■ Problem details ■
Could you copy exactly the lines from the start of the records through the one containing "(-2, 23), (-10, 14), (33, 31), (35, -2)]", both included, and leave out the pictures?
* * *
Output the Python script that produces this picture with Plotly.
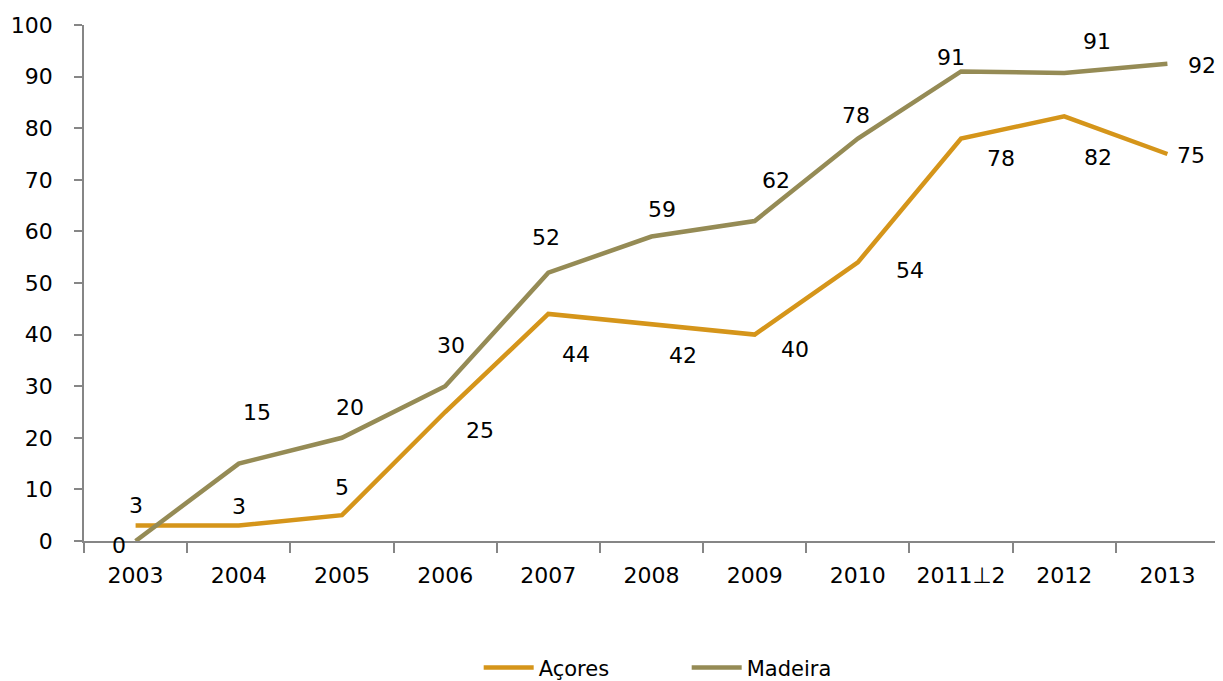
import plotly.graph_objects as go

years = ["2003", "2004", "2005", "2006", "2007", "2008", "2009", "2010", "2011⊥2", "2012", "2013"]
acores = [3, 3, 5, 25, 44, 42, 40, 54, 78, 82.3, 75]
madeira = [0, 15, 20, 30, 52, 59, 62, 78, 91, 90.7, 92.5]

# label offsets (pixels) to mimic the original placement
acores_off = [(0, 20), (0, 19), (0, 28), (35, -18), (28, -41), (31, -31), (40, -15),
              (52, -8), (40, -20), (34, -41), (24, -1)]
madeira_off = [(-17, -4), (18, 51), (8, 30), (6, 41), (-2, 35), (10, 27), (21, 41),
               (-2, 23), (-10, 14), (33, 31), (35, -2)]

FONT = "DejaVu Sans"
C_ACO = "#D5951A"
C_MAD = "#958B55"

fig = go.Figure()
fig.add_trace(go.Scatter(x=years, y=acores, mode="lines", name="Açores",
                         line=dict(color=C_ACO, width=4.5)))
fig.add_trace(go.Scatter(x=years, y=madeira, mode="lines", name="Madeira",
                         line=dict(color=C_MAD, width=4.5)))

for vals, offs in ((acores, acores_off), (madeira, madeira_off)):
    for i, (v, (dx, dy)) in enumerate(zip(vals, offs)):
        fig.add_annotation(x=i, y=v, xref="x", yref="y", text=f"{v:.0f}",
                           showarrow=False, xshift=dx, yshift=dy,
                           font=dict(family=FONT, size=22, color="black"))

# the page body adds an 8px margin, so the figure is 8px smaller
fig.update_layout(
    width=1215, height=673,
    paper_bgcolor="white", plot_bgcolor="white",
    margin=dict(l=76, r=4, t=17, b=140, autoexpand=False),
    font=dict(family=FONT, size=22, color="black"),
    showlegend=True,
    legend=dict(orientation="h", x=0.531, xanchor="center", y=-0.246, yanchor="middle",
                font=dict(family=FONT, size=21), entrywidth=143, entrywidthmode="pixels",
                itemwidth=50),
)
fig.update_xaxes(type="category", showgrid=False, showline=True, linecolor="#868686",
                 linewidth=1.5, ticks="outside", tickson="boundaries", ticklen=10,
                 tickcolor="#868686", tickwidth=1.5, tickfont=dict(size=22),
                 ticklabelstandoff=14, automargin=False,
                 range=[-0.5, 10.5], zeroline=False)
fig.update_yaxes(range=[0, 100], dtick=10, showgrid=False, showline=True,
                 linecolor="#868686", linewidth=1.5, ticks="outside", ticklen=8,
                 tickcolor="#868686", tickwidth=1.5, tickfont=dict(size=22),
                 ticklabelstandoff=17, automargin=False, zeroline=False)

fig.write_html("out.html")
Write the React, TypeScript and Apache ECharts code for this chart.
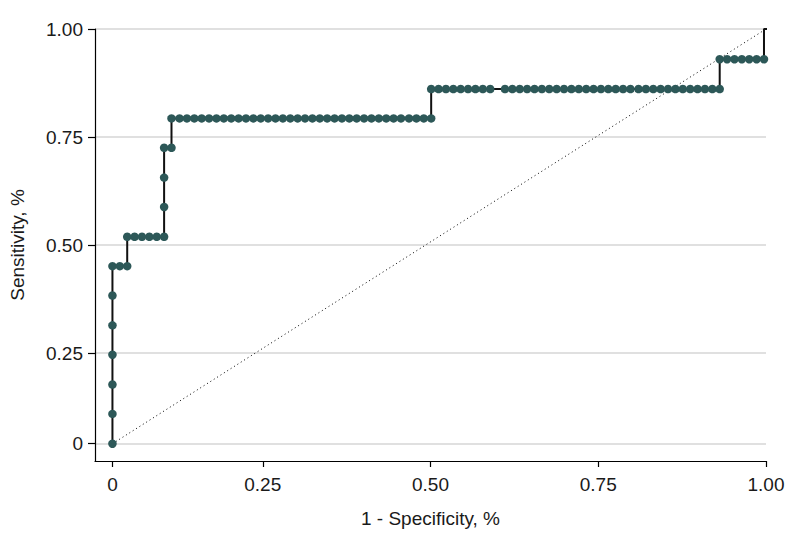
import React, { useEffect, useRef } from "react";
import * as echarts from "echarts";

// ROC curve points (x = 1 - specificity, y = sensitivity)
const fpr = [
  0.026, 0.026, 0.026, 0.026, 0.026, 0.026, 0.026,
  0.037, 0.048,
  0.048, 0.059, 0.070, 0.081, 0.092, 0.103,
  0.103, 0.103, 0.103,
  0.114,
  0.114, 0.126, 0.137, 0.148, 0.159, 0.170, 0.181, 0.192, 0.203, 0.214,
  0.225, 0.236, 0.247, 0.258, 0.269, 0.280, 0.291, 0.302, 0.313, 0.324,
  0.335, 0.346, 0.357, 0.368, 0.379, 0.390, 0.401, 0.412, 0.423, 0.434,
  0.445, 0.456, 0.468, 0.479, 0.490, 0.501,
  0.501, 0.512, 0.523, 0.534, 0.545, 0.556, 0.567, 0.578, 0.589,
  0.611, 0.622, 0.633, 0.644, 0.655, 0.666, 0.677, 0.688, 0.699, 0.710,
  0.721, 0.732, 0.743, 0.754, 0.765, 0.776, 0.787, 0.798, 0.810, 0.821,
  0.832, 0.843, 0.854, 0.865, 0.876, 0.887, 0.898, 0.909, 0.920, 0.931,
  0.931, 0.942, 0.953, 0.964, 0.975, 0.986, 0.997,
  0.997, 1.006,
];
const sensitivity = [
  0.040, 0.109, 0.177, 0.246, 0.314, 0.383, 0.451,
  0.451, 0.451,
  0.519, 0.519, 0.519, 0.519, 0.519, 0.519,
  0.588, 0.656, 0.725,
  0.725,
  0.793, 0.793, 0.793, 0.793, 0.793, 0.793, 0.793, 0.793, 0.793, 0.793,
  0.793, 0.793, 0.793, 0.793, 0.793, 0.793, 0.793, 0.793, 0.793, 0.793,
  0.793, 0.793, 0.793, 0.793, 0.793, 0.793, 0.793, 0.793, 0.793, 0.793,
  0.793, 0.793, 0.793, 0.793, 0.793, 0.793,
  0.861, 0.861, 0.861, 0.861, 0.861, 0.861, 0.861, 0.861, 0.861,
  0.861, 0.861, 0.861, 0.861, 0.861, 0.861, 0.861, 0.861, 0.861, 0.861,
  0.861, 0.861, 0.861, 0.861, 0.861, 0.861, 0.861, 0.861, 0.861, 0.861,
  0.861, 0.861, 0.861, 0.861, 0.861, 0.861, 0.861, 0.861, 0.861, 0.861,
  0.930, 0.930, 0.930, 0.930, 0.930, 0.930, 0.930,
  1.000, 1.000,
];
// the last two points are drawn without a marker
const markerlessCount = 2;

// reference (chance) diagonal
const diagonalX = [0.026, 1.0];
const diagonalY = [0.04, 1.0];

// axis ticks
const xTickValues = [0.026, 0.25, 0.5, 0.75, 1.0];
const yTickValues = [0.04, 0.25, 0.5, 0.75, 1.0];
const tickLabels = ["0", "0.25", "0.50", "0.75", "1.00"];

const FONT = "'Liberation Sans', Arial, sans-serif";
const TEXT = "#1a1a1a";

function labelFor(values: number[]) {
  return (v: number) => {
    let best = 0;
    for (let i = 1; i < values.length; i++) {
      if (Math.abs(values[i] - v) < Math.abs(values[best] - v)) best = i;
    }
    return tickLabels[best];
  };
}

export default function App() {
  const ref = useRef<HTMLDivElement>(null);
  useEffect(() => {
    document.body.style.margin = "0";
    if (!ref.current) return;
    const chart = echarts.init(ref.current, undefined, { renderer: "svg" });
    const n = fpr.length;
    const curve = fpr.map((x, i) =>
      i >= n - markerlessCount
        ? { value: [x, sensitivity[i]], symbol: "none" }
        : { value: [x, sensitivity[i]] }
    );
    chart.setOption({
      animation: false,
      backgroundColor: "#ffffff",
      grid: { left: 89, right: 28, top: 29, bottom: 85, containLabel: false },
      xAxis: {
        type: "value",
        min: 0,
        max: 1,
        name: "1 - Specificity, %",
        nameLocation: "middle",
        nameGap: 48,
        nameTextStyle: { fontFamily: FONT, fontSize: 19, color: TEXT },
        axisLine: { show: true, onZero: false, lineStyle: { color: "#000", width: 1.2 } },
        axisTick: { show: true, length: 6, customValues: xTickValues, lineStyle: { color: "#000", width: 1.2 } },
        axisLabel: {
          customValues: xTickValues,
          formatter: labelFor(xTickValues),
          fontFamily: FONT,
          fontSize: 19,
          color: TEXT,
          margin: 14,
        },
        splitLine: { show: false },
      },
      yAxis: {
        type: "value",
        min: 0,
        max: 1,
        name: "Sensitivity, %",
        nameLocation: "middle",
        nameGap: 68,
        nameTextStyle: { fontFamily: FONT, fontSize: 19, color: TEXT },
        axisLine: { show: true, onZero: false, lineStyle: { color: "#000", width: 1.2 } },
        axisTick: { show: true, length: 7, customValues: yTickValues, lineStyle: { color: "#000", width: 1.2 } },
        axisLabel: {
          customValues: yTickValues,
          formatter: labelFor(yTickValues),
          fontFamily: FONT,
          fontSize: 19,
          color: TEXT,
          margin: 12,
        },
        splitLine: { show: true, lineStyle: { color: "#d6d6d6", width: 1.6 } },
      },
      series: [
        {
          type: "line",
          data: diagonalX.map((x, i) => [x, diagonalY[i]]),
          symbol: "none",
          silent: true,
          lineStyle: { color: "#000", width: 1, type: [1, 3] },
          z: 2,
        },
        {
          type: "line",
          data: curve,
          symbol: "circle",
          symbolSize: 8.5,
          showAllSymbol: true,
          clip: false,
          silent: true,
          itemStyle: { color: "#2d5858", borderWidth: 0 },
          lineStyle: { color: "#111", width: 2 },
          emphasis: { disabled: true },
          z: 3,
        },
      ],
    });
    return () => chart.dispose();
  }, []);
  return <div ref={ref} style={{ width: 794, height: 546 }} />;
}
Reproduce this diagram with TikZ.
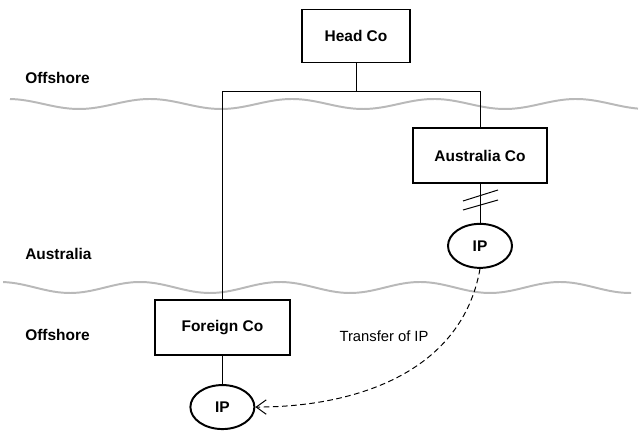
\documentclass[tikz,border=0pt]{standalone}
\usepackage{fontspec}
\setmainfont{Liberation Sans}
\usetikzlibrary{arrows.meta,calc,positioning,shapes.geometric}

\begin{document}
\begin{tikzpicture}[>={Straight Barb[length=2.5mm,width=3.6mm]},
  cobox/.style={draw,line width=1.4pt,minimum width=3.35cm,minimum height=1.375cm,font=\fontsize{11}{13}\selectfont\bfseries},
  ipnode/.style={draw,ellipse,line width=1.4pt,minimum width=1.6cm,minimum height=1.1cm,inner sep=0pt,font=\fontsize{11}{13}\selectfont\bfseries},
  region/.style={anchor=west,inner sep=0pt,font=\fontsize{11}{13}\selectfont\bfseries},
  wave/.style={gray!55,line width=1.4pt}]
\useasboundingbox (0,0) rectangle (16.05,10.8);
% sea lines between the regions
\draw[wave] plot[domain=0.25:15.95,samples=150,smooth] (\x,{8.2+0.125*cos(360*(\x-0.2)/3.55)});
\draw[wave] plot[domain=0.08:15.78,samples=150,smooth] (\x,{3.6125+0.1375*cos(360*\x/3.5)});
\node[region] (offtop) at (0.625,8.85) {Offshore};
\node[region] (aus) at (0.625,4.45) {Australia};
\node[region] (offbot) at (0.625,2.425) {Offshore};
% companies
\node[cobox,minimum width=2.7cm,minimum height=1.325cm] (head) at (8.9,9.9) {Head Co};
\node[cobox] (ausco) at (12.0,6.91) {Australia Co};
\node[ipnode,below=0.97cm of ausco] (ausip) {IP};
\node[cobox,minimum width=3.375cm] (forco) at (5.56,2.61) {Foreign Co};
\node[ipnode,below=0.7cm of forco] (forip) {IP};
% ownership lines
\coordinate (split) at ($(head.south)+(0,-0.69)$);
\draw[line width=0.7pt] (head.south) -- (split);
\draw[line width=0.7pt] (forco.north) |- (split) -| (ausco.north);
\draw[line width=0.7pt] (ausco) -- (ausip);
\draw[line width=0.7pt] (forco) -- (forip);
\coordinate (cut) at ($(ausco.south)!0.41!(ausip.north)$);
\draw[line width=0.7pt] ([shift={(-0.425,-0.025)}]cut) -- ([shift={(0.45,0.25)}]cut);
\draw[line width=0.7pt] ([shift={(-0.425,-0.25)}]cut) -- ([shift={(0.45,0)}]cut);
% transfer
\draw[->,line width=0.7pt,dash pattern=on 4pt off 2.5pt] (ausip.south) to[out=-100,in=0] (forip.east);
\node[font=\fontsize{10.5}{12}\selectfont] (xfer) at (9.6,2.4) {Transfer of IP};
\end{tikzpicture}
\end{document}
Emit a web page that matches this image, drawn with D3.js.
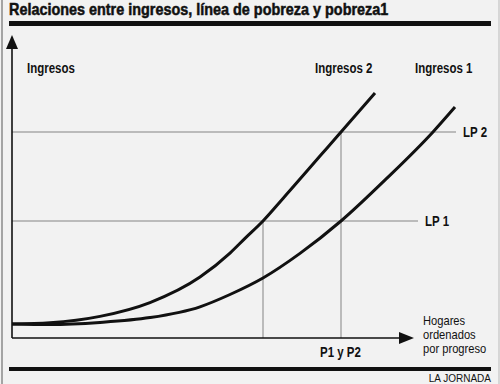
* * *
■ Expected answer ■
Output the Python script that produces this picture with Plotly.
import plotly.graph_objects as go

years = ["2003", "2004", "2005", "2006", "2007", "2008", "2009", "2010", "2011⊥2", "2012", "2013"]
acores = [3, 3, 5, 25, 44, 42, 40, 54, 78, 82.3, 75]
madeira = [0, 15, 20, 30, 52, 59, 62, 78, 91, 90.7, 92.5]

# label offsets (pixels) to mimic the original placement
acores_off = [(0, 20), (0, 19), (0, 28), (35, -18), (28, -41), (31, -31), (40, -15),
              (52, -8), (40, -20), (34, -41), (24, -1)]
madeira_off = [(-17, -4), (18, 51), (8, 30), (6, 41), (-2, 35), (10, 27), (21, 41),
               (-2, 23), (-10, 14), (33, 31), (35, -2)]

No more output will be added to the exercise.